Entropy optimized phase transitions and improved thermoelectric performance in n-type liquid-like Ag9GaSe6 materials

Abstract

Liquid-like materials have shown extremely low thermal conductivity down to the minimum level in solids and high thermoelectric (TE) figure of merit above 2.0 in a few typical Cu-based compounds. These features make liquid-like materials among the top class in TEs. However, the ultrahigh TE performance is mainly reported in p-type materials. Advanced TE technology urgently requires both excellent p- and n-type materials.
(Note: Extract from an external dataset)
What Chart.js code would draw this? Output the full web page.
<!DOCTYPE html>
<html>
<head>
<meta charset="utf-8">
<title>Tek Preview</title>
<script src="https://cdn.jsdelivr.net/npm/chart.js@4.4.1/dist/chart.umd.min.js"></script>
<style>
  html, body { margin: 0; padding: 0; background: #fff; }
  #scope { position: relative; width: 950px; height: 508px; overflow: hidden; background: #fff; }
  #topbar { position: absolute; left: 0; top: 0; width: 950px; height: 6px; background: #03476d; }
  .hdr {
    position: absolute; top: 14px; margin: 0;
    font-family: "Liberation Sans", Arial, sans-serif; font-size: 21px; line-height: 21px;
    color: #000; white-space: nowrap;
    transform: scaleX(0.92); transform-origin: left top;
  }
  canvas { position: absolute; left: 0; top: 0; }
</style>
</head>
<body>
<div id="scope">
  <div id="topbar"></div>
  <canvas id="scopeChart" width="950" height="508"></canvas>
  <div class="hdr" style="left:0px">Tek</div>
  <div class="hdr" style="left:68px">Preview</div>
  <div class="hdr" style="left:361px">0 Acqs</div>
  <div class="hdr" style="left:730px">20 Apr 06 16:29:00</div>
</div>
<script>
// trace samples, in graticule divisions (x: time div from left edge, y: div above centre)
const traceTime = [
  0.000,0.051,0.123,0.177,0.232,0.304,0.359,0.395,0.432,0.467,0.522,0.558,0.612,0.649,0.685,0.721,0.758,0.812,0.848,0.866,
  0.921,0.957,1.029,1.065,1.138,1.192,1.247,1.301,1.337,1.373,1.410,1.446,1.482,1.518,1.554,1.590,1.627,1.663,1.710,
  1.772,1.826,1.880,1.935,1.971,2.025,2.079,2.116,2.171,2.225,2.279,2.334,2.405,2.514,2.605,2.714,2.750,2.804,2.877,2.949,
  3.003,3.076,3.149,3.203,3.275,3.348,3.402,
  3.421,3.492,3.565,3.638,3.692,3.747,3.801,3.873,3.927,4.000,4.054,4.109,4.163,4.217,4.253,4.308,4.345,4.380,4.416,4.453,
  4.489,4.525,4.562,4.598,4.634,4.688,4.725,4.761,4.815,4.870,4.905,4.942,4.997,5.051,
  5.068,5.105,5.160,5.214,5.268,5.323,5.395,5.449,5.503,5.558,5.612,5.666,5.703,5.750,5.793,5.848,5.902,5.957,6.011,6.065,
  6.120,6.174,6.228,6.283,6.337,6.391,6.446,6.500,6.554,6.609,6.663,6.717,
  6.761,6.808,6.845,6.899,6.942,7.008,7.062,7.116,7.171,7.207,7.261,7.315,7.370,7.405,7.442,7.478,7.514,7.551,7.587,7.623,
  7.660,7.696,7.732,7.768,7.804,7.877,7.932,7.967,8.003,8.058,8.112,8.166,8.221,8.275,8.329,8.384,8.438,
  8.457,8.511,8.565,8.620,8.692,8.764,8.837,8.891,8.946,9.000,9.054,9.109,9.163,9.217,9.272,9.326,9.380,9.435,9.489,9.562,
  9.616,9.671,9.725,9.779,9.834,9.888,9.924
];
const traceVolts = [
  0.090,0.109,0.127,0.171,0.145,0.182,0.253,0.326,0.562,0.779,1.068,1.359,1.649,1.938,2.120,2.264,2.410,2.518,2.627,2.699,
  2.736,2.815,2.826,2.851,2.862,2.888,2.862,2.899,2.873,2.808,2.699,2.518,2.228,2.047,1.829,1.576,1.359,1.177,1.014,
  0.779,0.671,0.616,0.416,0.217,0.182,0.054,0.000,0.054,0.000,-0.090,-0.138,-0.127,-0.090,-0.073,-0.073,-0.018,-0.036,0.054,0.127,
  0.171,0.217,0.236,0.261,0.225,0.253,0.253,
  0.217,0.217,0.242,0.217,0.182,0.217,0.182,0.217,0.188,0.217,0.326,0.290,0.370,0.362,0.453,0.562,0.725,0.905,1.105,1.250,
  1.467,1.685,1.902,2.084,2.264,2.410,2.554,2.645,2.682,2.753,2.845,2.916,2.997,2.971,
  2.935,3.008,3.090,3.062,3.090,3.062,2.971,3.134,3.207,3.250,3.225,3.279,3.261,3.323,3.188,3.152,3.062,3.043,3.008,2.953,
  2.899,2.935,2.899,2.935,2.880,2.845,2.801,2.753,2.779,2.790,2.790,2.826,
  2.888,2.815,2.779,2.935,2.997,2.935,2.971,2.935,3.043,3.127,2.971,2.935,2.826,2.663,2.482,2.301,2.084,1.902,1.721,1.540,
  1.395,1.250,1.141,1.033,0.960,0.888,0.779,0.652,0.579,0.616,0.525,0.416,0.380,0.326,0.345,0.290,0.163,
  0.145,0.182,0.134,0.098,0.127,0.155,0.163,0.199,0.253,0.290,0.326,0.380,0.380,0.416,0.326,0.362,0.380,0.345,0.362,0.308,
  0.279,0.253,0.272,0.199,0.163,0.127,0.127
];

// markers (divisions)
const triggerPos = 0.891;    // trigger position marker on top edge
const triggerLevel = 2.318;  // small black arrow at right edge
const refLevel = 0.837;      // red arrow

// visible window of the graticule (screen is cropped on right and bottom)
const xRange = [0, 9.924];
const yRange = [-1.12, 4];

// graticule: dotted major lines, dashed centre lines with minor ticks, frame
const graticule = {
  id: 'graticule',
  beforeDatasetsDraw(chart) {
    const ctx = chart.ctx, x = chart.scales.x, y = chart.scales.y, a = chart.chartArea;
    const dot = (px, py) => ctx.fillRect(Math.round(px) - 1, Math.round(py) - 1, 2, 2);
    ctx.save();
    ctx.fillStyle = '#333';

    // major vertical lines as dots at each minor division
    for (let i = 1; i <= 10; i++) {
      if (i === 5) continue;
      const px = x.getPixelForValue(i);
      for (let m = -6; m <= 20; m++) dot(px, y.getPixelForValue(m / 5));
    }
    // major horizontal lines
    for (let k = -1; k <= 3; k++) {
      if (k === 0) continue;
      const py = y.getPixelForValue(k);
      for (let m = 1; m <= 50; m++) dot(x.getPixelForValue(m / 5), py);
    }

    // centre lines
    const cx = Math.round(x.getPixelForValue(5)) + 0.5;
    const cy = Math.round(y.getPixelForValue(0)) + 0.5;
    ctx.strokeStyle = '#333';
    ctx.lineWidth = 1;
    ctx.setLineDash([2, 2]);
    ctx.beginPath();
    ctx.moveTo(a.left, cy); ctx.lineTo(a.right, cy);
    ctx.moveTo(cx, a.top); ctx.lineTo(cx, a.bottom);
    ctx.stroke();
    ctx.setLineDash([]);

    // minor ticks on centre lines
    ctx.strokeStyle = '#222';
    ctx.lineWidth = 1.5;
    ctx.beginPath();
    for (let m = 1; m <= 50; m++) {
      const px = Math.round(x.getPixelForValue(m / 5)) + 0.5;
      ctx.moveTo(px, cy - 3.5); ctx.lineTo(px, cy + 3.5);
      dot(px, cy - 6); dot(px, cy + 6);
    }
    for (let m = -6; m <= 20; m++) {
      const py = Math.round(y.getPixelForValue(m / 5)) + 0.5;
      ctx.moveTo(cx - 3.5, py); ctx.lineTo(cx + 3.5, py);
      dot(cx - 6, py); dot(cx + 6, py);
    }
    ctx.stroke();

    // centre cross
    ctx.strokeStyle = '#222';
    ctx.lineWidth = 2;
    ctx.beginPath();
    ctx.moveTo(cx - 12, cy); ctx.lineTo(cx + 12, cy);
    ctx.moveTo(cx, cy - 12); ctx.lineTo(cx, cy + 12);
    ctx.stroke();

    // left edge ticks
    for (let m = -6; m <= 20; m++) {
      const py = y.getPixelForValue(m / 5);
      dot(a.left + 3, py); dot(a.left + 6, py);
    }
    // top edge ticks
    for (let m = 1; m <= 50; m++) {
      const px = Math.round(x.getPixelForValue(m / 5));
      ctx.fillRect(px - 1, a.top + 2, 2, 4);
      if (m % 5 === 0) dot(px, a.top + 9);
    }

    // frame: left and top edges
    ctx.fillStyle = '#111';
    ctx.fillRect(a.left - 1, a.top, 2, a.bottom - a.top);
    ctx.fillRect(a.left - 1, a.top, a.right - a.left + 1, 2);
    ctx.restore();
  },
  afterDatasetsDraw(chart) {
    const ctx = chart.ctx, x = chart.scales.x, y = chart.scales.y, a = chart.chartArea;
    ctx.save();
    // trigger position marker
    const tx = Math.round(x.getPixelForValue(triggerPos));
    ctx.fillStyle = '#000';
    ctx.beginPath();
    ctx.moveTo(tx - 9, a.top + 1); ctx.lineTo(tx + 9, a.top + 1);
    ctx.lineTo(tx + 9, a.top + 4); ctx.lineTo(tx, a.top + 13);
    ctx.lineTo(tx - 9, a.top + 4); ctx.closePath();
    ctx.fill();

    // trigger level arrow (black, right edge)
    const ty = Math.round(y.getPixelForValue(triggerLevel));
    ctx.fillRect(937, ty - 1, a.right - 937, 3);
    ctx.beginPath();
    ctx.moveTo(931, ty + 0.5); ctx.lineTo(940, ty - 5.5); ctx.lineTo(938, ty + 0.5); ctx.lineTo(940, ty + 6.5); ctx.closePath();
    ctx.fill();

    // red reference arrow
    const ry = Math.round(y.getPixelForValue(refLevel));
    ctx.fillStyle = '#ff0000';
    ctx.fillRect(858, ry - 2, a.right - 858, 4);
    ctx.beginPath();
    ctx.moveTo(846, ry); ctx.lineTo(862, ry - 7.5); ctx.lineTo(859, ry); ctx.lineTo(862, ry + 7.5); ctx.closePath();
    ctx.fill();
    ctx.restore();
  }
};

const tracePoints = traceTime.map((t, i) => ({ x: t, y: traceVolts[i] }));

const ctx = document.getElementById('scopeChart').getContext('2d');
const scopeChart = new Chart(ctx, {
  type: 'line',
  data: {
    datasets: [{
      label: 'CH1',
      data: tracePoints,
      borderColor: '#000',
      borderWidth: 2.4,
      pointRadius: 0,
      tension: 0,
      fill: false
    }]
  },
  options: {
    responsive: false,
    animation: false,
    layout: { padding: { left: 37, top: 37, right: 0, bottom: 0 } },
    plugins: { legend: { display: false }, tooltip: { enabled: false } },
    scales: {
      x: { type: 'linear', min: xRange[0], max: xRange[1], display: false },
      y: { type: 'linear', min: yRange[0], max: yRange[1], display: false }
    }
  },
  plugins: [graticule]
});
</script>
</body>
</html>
In this study, we introduce entropy engineering to greatly improve the figure of merit in Ag9GaSe6-based n-type liquid-like materials. Through successfully alloying Te at Se sites, material's configurational entropy is obviously increased to optimize phase transition characters and reduce lattice thermal conductivity. In addition, the ‘electron–crystal’ behavior is well maintained to achieve good electrical properties because alloying Te at Se sites scarcely affect the bottom of conduction band. Furthermore, the origin of very low lattice thermal conductivity in the low-temperature phase is revealed and attributed to the large directional Ag vibrations. All these features make Ag9GaSe6-based compounds excellent n-type liquid-like materials. A maximum figure of merit (zT) value around 1.6 at 850 K is realized in the high entropy Ag9GaSe5.53Te0.45, which is the best value in n-type liquid-like materials reported so far.